In the course of injecting ink into the dermal layer, a significant amount of the ink is integrated into the skin's collagen matrix, while some is absorbed by fibrocyte cells. Tattoo needles can puncture the skin anywhere from 50 to 3000 times per minute, which not only introduces a foreign substance but also causes trauma to the skin.
Normally, when our body senses trauma or foreign material, it triggers an immune response that includes inflammation. This inflammation involves white blood cells traveling to the site of injury to address the intrusion. This is what happens during tattooing: white blood cells exit the bloodstream and move through the tissue. These cells, known as macrophages, are specialized to consume or engulf foreign material such as viruses, bacteria, debris, and in this case, they also attempt to engulf the tattoo ink.

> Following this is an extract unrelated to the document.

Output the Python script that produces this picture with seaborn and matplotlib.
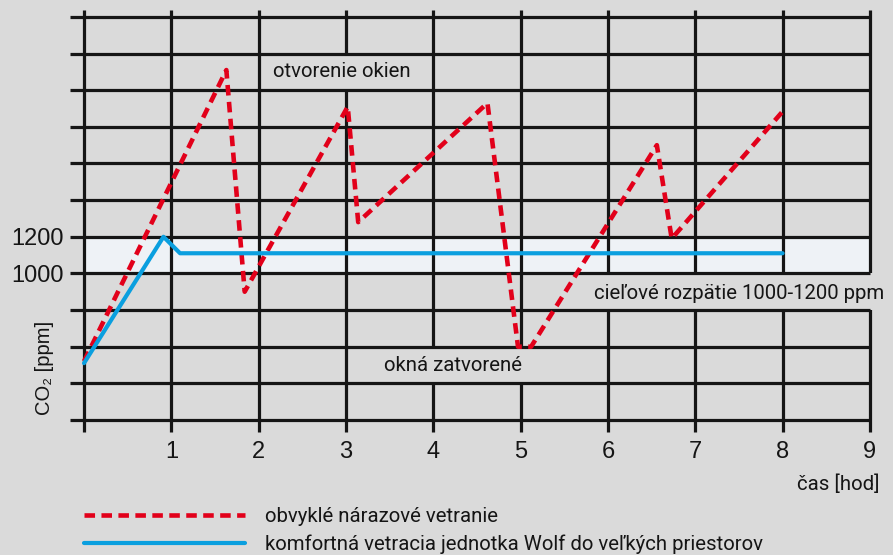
import matplotlib.pyplot as plt
import seaborn as sns
import pandas as pd
from matplotlib.patches import Rectangle

# CO2 course over time
hours_std = [0, 1.63, 1.84, 3.02, 3.14, 4.62, 4.97, 5.12, 6.56, 6.73, 8.03]
co2_std = [520, 2110, 900, 1910, 1280, 1930, 600, 600, 1700, 1190, 1900]
hours_wolf = [0, 0.91, 1.10, 8.0]
co2_wolf = [510, 1200, 1110, 1110]

grid_hours = list(range(0, 10))
grid_ppm = list(range(200, 2401, 200))
x_ticks = list(range(1, 10))
y_ticks = [1000, 1200]
target_low, target_high = 1000, 1200

label_std = "obvyklé nárazové vetranie"
label_wolf = "komfortná vetracia jednotka Wolf do veľkých priestorov"

BG = "#dadada"
BAND = "#eef2f6"
RED = "#e2001a"
BLUE = "#0a9fdf"
INK = "#151515"

sns.set_theme(style="white")
plt.rcParams["font.family"] = ["Roboto", "DejaVu Sans"]
NUM_FONT = ["Liberation Sans", "DejaVu Sans"]

df_std = pd.DataFrame({"hod": hours_std, "ppm": co2_std})
df_wolf = pd.DataFrame({"hod": hours_wolf, "ppm": co2_wolf})

fig = plt.figure(figsize=(8.93, 5.55), dpi=100, facecolor=BG)
ax = fig.add_axes([0.0711, 0.2103, 0.9275, 0.7856])
ax.set_facecolor(BG)
ax.set_xlim(-0.235, 9.25)
ax.set_ylim(100, 2480)
for s in ax.spines.values():
    s.set_visible(False)

# target band
ax.fill_between([0, 9], target_low, target_high, color=BAND, lw=0, zorder=0.5)

# grid
ax.vlines(grid_hours, 135, 2438, color=INK, lw=2.3, zorder=1)
# label boxes hide the vertical lines behind the notes
for x0, x1, y0, y1 in [(2.04, 3.94, 2000, 2200), (3.3, 5.12, 400, 600), (5.77, 9.4, 800, 1000)]:
    ax.add_patch(Rectangle((x0, y0), x1 - x0, y1 - y0, facecolor=BG, edgecolor="none", zorder=1.5))
ax.hlines(grid_ppm, -0.16, 9.0, color=INK, lw=2.3, zorder=2)

# data lines
sns.lineplot(data=df_std, x="hod", y="ppm", ax=ax, color=RED, linewidth=3.3,
             linestyle=(0, (2.3, 1.4)), estimator=None, sort=False, zorder=3, label=label_std)
sns.lineplot(data=df_wolf, x="hod", y="ppm", ax=ax, color=BLUE, linewidth=3.0,
             estimator=None, sort=False, zorder=3, label=label_wolf)

# notes
ax.text(2.95, 2100, "otvorenie okien", fontsize=14.7, color=INK, ha="center", va="center", zorder=4)
ax.text(4.23, 500, "okná zatvorené", fontsize=14.7, color=INK, ha="center", va="center", zorder=4)
ax.text(5.84, 890, "cieľové rozpätie 1000-1200 ppm", fontsize=14.7, color=INK,
        ha="left", va="center", zorder=4)

# axes labels and ticks
ax.set_xticks(x_ticks)
ax.set_xticklabels([str(t) for t in x_ticks], fontfamily=NUM_FONT, fontsize=17, color=INK)
ax.set_yticks(y_ticks)
ax.set_yticklabels([str(t) for t in y_ticks], fontfamily=NUM_FONT, fontsize=17, color=INK)
ax.tick_params(axis="x", length=0, pad=2)
ax.tick_params(axis="y", length=0, pad=0)

ax.set_xlabel("čas [hod]", fontsize=14.7, color=INK, loc="right")
ax.xaxis.set_label_coords(0.9857, -0.082)
ax.set_ylabel("CO₂ [ppm]", fontsize=14.5, color=INK, fontfamily=NUM_FONT)
ax.yaxis.set_label_coords(-0.0115, 0.161)

# legend below the chart
handles = ax.get_lines()[:2]
ax.legend(handles=handles, labels=[label_std, label_wolf], loc="upper left",
          bbox_to_anchor=(84 / 893, 1 - 507 / 555), bbox_transform=fig.transFigure,
          frameon=False, fontsize=14.7, handlelength=7.9, handletextpad=0.98,
          labelspacing=0.4, borderpad=0, borderaxespad=0, labelcolor=INK)

fig.savefig("out.png", dpi=100, facecolor=BG)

The process where a white blood cell consumes a substance is scientifically known as phagocytosis. When a white blood cell engulfs a substance, it typically starts to break it down and digest it. However, tattoo ink may contain elements like dyes, plastics, and metals, which are materials that our digestive system is not designed to process efficiently. Thus, the strategy employed by the body is to encapsulate and isolate the ink instead of degrading it. By doing so, it prevents the dispersion of ink to other parts of the body.